Items

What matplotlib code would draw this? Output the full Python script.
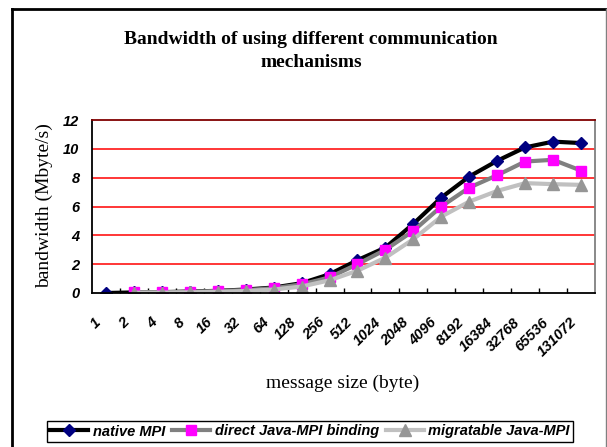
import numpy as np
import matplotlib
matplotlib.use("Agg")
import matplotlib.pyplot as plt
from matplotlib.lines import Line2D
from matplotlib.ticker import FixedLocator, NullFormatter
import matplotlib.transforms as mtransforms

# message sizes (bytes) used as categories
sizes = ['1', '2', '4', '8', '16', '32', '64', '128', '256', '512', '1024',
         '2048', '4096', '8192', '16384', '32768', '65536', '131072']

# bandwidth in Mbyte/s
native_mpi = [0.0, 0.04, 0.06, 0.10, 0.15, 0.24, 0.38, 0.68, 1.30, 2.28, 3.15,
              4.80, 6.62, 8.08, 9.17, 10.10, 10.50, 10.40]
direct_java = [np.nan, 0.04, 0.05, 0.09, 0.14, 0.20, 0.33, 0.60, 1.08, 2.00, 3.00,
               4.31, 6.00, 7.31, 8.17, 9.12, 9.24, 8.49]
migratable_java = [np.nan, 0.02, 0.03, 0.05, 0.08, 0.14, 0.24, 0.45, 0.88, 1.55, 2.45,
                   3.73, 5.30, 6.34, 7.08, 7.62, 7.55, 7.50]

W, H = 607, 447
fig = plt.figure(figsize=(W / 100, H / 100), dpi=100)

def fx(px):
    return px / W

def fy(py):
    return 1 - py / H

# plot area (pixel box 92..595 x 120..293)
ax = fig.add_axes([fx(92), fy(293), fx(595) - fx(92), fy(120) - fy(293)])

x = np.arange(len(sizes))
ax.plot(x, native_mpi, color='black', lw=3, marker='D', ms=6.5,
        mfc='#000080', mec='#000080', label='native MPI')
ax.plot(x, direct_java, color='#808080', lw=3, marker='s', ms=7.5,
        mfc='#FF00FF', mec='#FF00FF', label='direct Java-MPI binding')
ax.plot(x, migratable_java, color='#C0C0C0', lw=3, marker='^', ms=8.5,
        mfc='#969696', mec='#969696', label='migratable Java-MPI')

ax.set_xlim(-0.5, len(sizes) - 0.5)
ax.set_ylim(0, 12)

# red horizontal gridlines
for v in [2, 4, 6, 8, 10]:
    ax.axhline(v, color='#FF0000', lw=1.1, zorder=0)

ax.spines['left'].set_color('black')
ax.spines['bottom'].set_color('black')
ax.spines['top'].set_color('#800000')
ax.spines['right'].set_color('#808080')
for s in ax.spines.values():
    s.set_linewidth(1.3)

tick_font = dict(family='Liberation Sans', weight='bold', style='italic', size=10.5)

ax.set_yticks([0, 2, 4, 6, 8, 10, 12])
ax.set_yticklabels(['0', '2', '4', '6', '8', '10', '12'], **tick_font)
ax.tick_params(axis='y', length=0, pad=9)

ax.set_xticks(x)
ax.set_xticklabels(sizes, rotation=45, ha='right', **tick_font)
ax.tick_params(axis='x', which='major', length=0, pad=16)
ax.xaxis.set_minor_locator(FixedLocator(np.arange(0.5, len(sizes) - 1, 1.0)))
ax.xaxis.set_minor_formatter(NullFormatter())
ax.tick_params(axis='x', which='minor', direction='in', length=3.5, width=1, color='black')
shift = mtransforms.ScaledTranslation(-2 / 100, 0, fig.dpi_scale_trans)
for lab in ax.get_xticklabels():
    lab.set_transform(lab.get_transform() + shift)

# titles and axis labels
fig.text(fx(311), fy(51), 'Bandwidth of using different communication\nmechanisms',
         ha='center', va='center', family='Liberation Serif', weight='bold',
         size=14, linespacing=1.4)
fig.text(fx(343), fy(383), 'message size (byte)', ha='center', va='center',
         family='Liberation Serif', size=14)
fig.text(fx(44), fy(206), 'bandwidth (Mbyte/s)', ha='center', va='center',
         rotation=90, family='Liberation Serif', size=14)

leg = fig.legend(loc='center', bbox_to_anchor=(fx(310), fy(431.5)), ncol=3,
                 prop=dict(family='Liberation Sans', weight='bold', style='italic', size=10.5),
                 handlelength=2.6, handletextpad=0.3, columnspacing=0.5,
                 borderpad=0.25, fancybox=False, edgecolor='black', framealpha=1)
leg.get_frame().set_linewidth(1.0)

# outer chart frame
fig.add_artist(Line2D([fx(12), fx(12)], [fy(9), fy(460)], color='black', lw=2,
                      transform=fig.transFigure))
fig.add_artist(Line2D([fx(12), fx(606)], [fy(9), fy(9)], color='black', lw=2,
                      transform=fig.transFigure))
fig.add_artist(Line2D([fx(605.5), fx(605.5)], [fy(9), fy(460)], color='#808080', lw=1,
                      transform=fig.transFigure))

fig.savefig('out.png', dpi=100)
* * *
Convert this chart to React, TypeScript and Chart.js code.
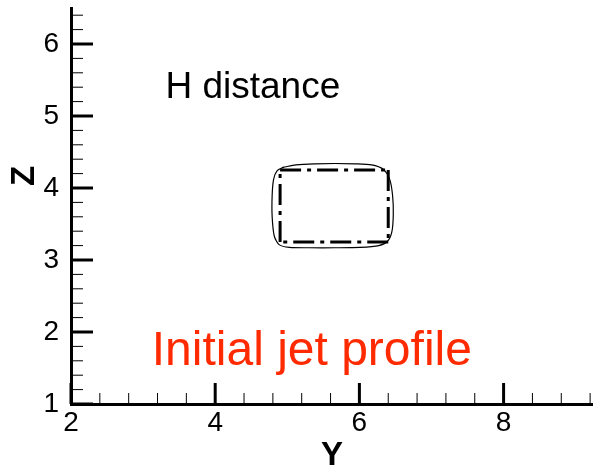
---
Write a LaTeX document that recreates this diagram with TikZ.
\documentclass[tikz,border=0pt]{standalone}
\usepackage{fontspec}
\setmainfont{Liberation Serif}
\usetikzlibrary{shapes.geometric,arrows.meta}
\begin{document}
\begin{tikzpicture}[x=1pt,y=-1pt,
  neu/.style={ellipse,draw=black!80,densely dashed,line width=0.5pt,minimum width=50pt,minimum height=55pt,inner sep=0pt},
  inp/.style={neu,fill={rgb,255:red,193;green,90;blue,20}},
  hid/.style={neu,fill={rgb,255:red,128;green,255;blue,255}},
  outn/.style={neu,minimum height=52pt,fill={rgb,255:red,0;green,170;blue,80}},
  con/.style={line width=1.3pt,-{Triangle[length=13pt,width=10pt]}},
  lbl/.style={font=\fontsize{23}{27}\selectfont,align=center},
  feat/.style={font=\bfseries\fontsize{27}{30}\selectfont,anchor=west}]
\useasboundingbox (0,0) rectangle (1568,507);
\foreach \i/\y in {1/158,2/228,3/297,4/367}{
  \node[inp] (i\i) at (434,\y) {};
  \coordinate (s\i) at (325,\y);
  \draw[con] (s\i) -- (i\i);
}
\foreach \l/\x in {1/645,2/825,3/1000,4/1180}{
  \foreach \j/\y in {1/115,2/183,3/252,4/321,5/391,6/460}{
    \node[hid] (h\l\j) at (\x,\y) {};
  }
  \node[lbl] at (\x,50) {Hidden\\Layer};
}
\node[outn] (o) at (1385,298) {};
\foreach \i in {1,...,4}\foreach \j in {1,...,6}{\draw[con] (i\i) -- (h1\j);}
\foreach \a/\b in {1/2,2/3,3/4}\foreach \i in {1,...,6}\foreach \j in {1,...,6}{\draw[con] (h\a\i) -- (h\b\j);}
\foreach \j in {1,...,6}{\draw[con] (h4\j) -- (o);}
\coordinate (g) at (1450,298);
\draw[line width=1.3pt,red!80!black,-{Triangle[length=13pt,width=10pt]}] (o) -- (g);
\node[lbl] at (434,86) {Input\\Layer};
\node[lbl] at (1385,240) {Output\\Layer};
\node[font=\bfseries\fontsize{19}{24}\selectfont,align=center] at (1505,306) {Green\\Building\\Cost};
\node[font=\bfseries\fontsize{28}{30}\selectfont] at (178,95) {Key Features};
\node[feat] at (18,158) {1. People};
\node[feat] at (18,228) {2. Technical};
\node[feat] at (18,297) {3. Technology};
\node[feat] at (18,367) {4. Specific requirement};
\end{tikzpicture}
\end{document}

Description of the task
Take the lines from the one holding "What matplotlib code" to the one holding "ax = fig.add_axes([fx(92), fy(293), fx(595)", both lines included, and give them again exactly, with no pictures.

Response to this task
What matplotlib code would draw this? Output the full Python script.
import numpy as np
import matplotlib
matplotlib.use("Agg")
import matplotlib.pyplot as plt
from matplotlib.lines import Line2D
from matplotlib.ticker import FixedLocator, NullFormatter
import matplotlib.transforms as mtransforms

# message sizes (bytes) used as categories
sizes = ['1', '2', '4', '8', '16', '32', '64', '128', '256', '512', '1024',
         '2048', '4096', '8192', '16384', '32768', '65536', '131072']

# bandwidth in Mbyte/s
native_mpi = [0.0, 0.04, 0.06, 0.10, 0.15, 0.24, 0.38, 0.68, 1.30, 2.28, 3.15,
              4.80, 6.62, 8.08, 9.17, 10.10, 10.50, 10.40]
direct_java = [np.nan, 0.04, 0.05, 0.09, 0.14, 0.20, 0.33, 0.60, 1.08, 2.00, 3.00,
               4.31, 6.00, 7.31, 8.17, 9.12, 9.24, 8.49]
migratable_java = [np.nan, 0.02, 0.03, 0.05, 0.08, 0.14, 0.24, 0.45, 0.88, 1.55, 2.45,
                   3.73, 5.30, 6.34, 7.08, 7.62, 7.55, 7.50]

W, H = 607, 447
fig = plt.figure(figsize=(W / 100, H / 100), dpi=100)

def fx(px):
    return px / W

def fy(py):
    return 1 - py / H

# plot area (pixel box 92..595 x 120..293)
ax = fig.add_axes([fx(92), fy(293), fx(595) - fx(92), fy(120) - fy(293)])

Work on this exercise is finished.